Extrema direita continua ganhando espaço em outros países
Uma emblemática eleição legislativa chamou a atenção do mundo no final de outubro. Os olhos dos que torciam para o fim da extrema direita se voltaram à Itália durante a nomeação de Giorgia Meloni como primeira-ministra do país.
Líder do partido Irmãos da Itália (FdI), Meloni é a primeira política de extrema direita a chegar ao poder desde o governo de Benito Mussolini, uma das figuras-chave da criação do fascismo.

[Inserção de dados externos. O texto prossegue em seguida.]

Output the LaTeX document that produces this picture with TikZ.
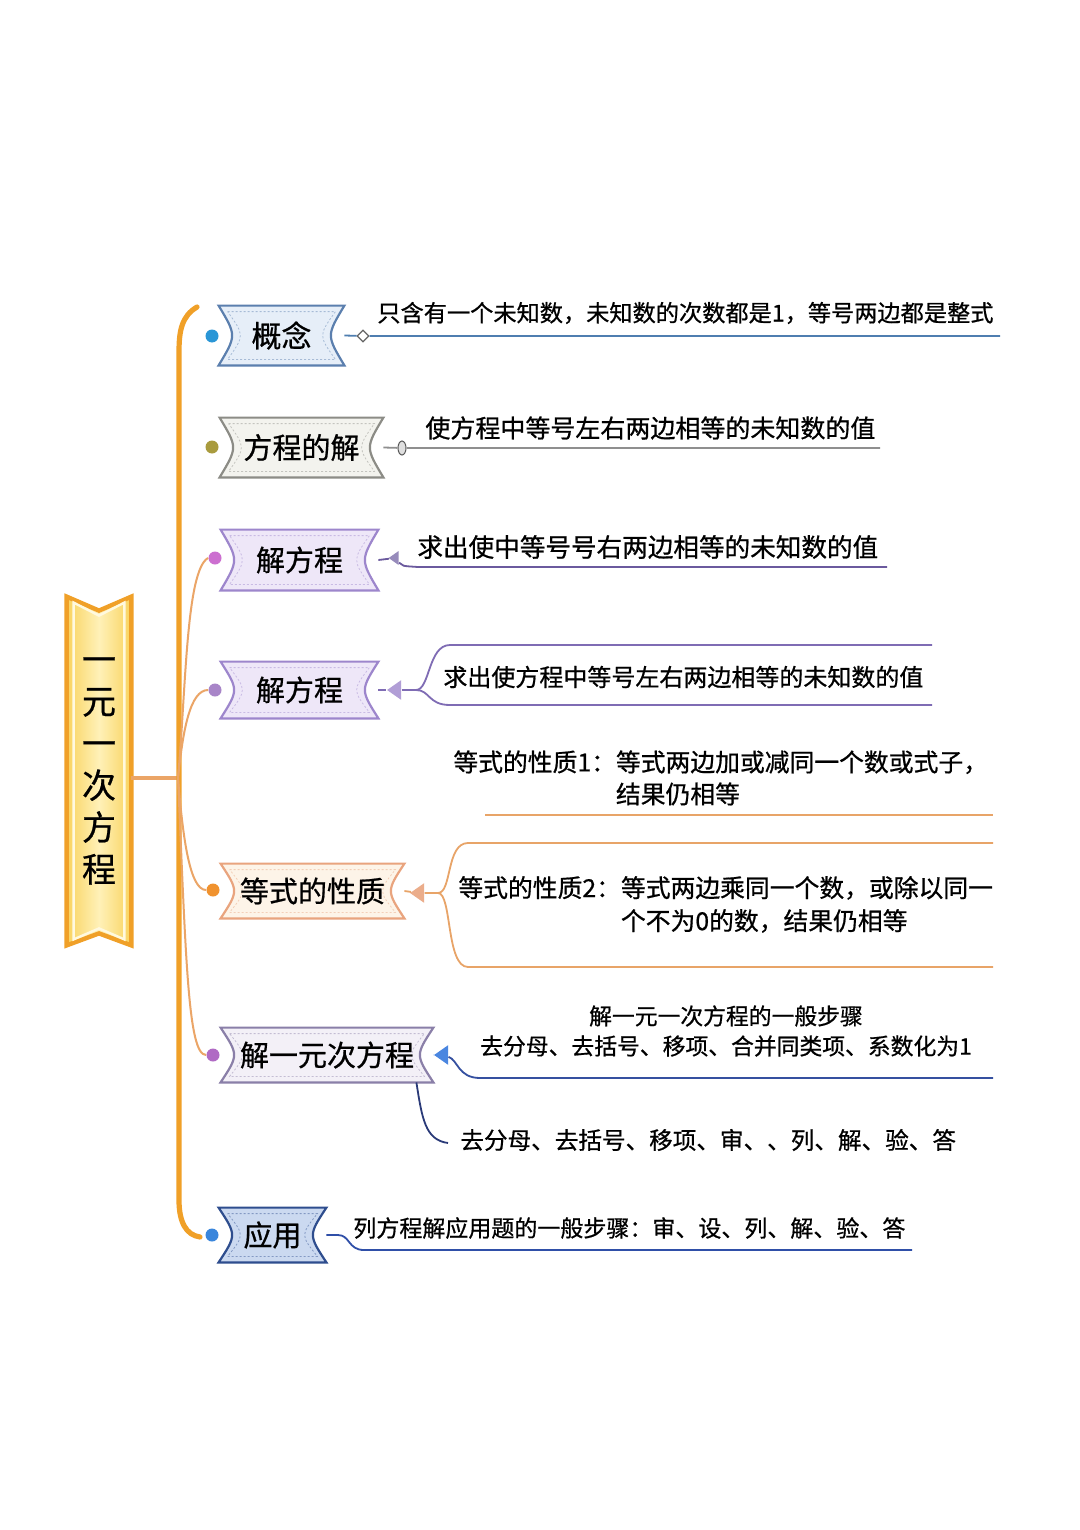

No Oriente Médio, a extrema direita também ampliou seu espaço político. Após as eleições realizadas neste mês em Israel, o parlamento do país terá o governo mais direitista de sua história. Deposto do cargo em junho de 2021, Benjamin Netanyahu retorna ao cargo de primeiro-ministro israelense no próximo ano.
A esperança de políticos liberais é a de que, em determinado momento, a extrema direita “se modere”. Para Cas Mudde, porém, isso não acontecerá. “ O que sabemos dos últimos 30 anos é que são muito resistentes. Às vezes perdem apoio, mas os partidos retornam ou são substituídos sem que haja moderação”, ressalta ao O GLOBO.
No futuro, mesmo com a ascensão do extremismo, a tendência é que partidos que hoje o apoiam desistam gradualmente.
“Creio que os partidos tradicionais vão desenvolver políticas melhores em seus temas habituais e, assim, a direita radical será apenas parte do que vivemos. Continuará sendo uma ameaça à democracia liberal, mas não necessariamente se tornará muito mais poderosa”, pontua.